Seattle – You have probably seen the late night infomercials for P90X, an intense three month home workout plan. It promises results in 90 days, with a 13 DVD set, nutritional guide and workout calendar.
Q13 FOX News reporter Dana Rebik wanted to get in shape after having her baby late last year and decided to go online and buy the DVD’s. On the “Beachbody” website, the company that produces P90X, it sells for around $119 plus $19 shipping. Dana found another website, “P90Xpopular.com” promising all the same DVD’s and fitness guides for $53.99.
The website looks legitimate so Dana entered her credit card number and placed the order. When she never got the DVD’s she tried to get a hold of customer service. There was no phone number to call, only the option to send an email. She did get a response, telling her to enter the order number on a website called “Worldwide Express Mail Service” out of China. That didn’t work.
Dana’s credit card did get charged by a company called BJLZE Ltd., a shoe store in Shenzhen, China.
“Websites that come up in China and former Soviet countries are rampant and we literally take out hundreds of websites every single week and unfortunately hundreds of new ones pop up,” says Jonathan Gelfand, senior VP of business development for Beachbody.
Gelfand says the P90X piracy problem is so bad he is in Washington DC this week working with Congress and the Chinese government to shut these sites down.
“We want significant jail time and financial penalties to really let people know there is a price to pay if you get caught doing piracy,” says Gelfand.
Gelfand says many times when the fake sites send DVD’s, they either don’t work or are discs that when inserted into a computer will steal personal information like bank passwords.

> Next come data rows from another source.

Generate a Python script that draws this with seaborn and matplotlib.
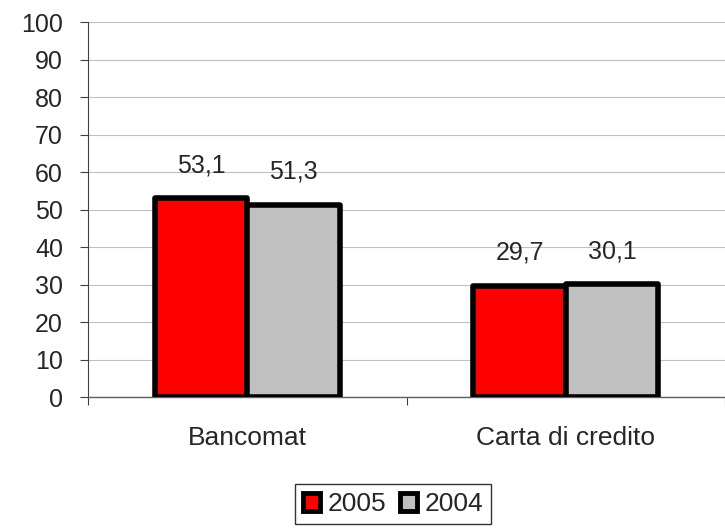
import matplotlib
matplotlib.use("Agg")
import matplotlib.pyplot as plt
import seaborn as sns
import pandas as pd
from matplotlib.patches import Patch

categories = ["Bancomat", "Carta di credito"]
years = ["2005", "2004"]
values_2005 = [53.1, 29.7]
values_2004 = [51.3, 30.1]
colors = {"2005": "#FF0000", "2004": "#C0C0C0"}

df = pd.DataFrame({
    "cat": categories * 2,
    "year": ["2005"] * 2 + ["2004"] * 2,
    "val": values_2005 + values_2004,
})

sns.set_style("white")
plt.rcParams["font.family"] = ["Liberation Sans", "DejaVu Sans"]

fig = plt.figure(figsize=(7.25, 5.29), dpi=100)
ax = fig.add_axes([0.1214, 0.2495, 0.8786, 0.7089])

sns.barplot(data=df, x="cat", y="val", hue="year", hue_order=years, order=categories,
            palette=colors, saturation=1, width=0.58, edgecolor="black", linewidth=4,
            legend=False, ax=ax, zorder=3)

for cont in ax.containers:
    labels = [f"{b.get_height():.1f}".replace(".", ",") for b in cont]
    ax.bar_label(cont, labels=labels, padding=15, fontsize=18)
for p in ax.patches:
    p.set_joinstyle("round")

ax.set_ylim(0, 100)
ax.set_xlim(-0.5, 1.5)
ax.set_yticks(range(0, 101, 10))
ax.yaxis.grid(True, color="#C0C0C0", linewidth=0.8, zorder=0)
ax.set_axisbelow(True)
ax.set_xlabel("")
ax.set_ylabel("")
ax.tick_params(axis="y", which="major", length=6, width=0.8, color="#404040",
               direction="out", pad=12, labelsize=18, left=True)
ax.tick_params(axis="x", which="major", length=0, pad=21, labelsize=19)
ax.set_xticks([-0.5, 0.5, 1.5], minor=True)
ax.tick_params(axis="x", which="minor", length=6, width=0.8, color="#404040",
               direction="out", bottom=True)
sns.despine(ax=ax, top=True, right=True)
ax.spines["left"].set_color("#404040")
ax.spines["bottom"].set_color("#606060")
ax.spines["left"].set_linewidth(0.8)
ax.spines["bottom"].set_linewidth(1.0)

handles = [Patch(facecolor=colors[y], edgecolor="black", linewidth=3.5, label=y) for y in years]
leg = fig.legend(handles=handles, loc="center", bbox_to_anchor=(0.542, 0.047), ncol=2,
                 fontsize=19, frameon=True, fancybox=False, edgecolor="black",
                 handlelength=0.65, handleheight=0.65, handletextpad=0.3,
                 columnspacing=0.5, borderpad=0.3)
leg.get_frame().set_linewidth(1.0)

fig.savefig("out.png", dpi=100)
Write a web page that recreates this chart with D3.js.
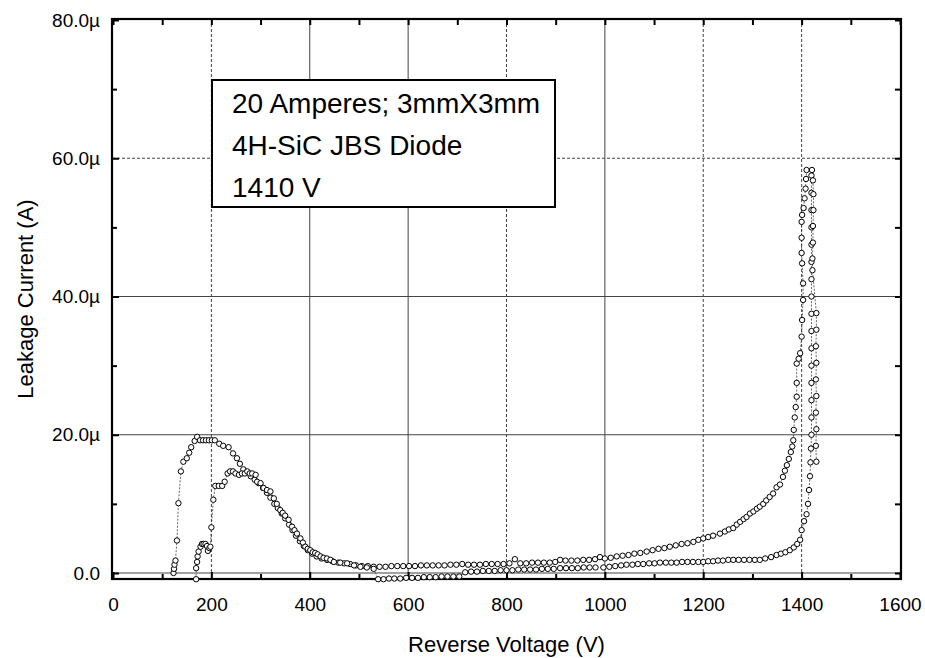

Gelfand says many times the people running the piracy scams are criminals and/or terrorists.
Dana ended up ordering P90X again on the real Beachbody website. Her bank refunded her money.
The Better Business Bureau of Washington says it hasn’t heard of this particular scam but did check out the fake website for us and here is some feedback:
1. In their rules and regulations, there are many grammatical and spelling errors. This is common for over-sea transactions; meaning, you’re most likely dealing with a company located outside the US.
2. They have no rules and/or guarantees that are explained in detail on the product you receive or intend to receive. Instead, they use words like “usually”.
3. There is no contact information. You must submit your contact information for them to contact you.
4. Their URL is not a “https://” URL. The difference between ‘http’ and ‘https’ is the ‘s’ which means ‘secured’. The same rules apply to the yellow lock boxes you see in the bottom left/right hand corners of websites that take personal information.
5. I can’t find anything on a return policy or cancellation policy; only information about what they deny as returned products.
6) Sites like www.ripoffreport.com give consumers a sense of what to expect from businesses, etc. Take it for what it is. Please remember that anyone can post anything on this site, so what you read may or may not be accurate.